- PROVIDED MATERIAL -
<<<<
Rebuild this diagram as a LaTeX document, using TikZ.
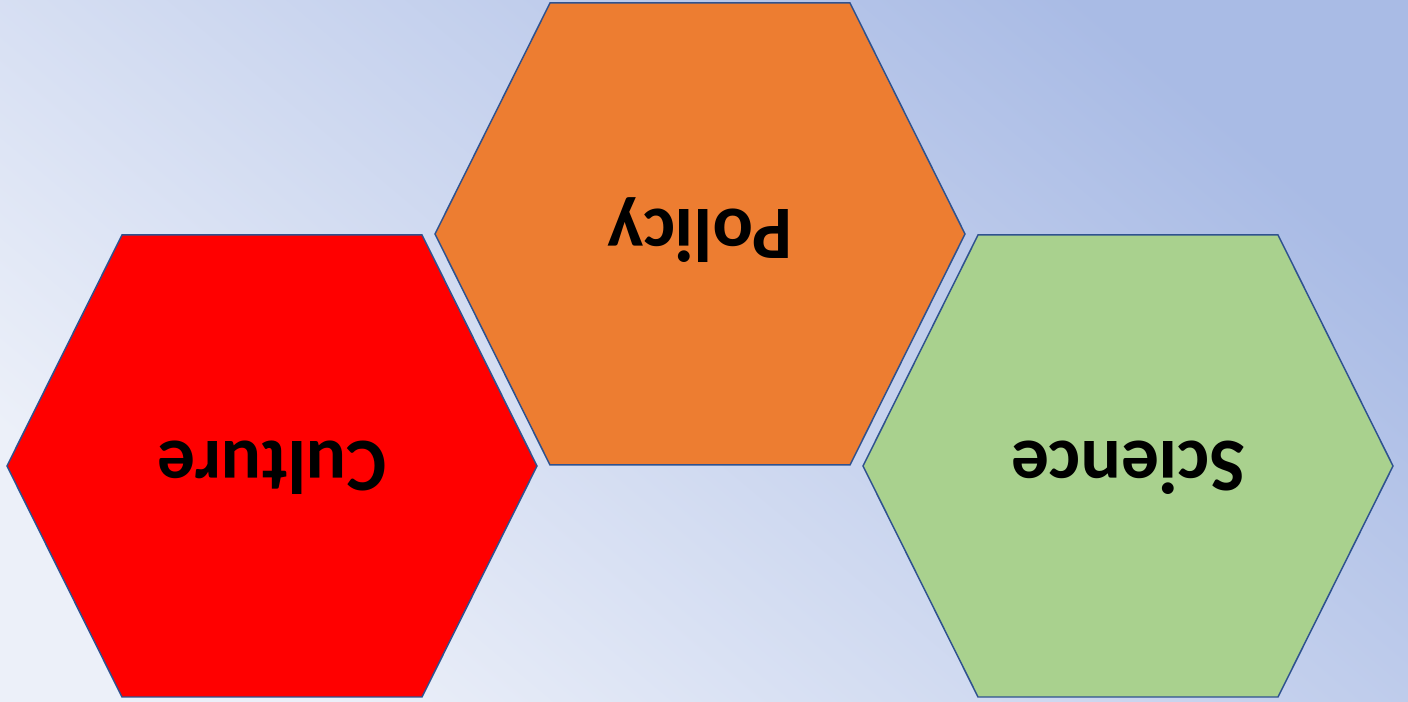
\documentclass[tikz,border=0pt]{standalone}
\usepackage{fontspec}
\setmainfont{Carlito}
\usepackage{tikz}
\usetikzlibrary{calc}

\definecolor{bglight}{HTML}{ECF0F9}
\definecolor{bgdark}{HTML}{A9BBE5}
\definecolor{hexline}{HTML}{2F528F}
\definecolor{culturered}{HTML}{FF0000}
\definecolor{policyorange}{HTML}{ED7D31}
\definecolor{sciencegreen}{HTML}{A9D18E}

\begin{document}
\begin{tikzpicture}[
        x=0.02cm, y=0.02cm,
        hexbox/.style={draw=hexline, line width=0.85pt, line join=miter},
        hexlabel/.style={font=\bfseries\fontsize{43}{50}\selectfont, rotate=180, text height=27.7pt, text depth=0pt, inner sep=0pt}
    ]
        % Background
        \shade[left color=bglight, right color=bgdark, shading angle=140] (0,0) rectangle (1408,702);
        \useasboundingbox (0,0) rectangle (1408,702);

        % Centres
        \coordinate (cultureC) at (272,236);
        \coordinate (policyC) at (700,468);
        \coordinate (scienceC) at (1128,236);

        % Hexagons
        \foreach \c/\col in {cultureC/culturered, policyC/policyorange, scienceC/sciencegreen}
            \draw[hexbox, fill=\col] ($(\c)+(-265,0)$) -- ($(\c)+(-150,231)$) -- ($(\c)+(150,231)$)
                -- ($(\c)+(265,0)$) -- ($(\c)+(150,-231)$) -- ($(\c)+(-150,-231)$) -- cycle;

        % Labels
        \node[hexlabel] (culture) at (cultureC) {Culture};
        \node[hexlabel] (policy) at (policyC) {Policy};
        \node[hexlabel] (science) at (scienceC) {Science};
    \end{tikzpicture}
\end{document}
>>>>
- DESCRIPTION OF THE TASK -
Quote everything in the listing above exactly; pictures are the only thing to omit.

- ANSWER FOR THE TASK -
Rebuild this diagram as a LaTeX document, using TikZ.
\documentclass[tikz,border=0pt]{standalone}
\usepackage{fontspec}
\setmainfont{Carlito}
\usepackage{tikz}
\usetikzlibrary{calc}

\definecolor{bglight}{HTML}{ECF0F9}
\definecolor{bgdark}{HTML}{A9BBE5}
\definecolor{hexline}{HTML}{2F528F}
\definecolor{culturered}{HTML}{FF0000}
\definecolor{policyorange}{HTML}{ED7D31}
\definecolor{sciencegreen}{HTML}{A9D18E}

\begin{document}
\begin{tikzpicture}[
        x=0.02cm, y=0.02cm,
        hexbox/.style={draw=hexline, line width=0.85pt, line join=miter},
        hexlabel/.style={font=\bfseries\fontsize{43}{50}\selectfont, rotate=180, text height=27.7pt, text depth=0pt, inner sep=0pt}
    ]
        % Background
        \shade[left color=bglight, right color=bgdark, shading angle=140] (0,0) rectangle (1408,702);
        \useasboundingbox (0,0) rectangle (1408,702);

        % Centres
        \coordinate (cultureC) at (272,236);
        \coordinate (policyC) at (700,468);
        \coordinate (scienceC) at (1128,236);

        % Hexagons
        \foreach \c/\col in {cultureC/culturered, policyC/policyorange, scienceC/sciencegreen}
            \draw[hexbox, fill=\col] ($(\c)+(-265,0)$) -- ($(\c)+(-150,231)$) -- ($(\c)+(150,231)$)
                -- ($(\c)+(265,0)$) -- ($(\c)+(150,-231)$) -- ($(\c)+(-150,-231)$) -- cycle;

        % Labels
        \node[hexlabel] (culture) at (cultureC) {Culture};
        \node[hexlabel] (policy) at (policyC) {Policy};
        \node[hexlabel] (science) at (scienceC) {Science};
    \end{tikzpicture}
\end{document}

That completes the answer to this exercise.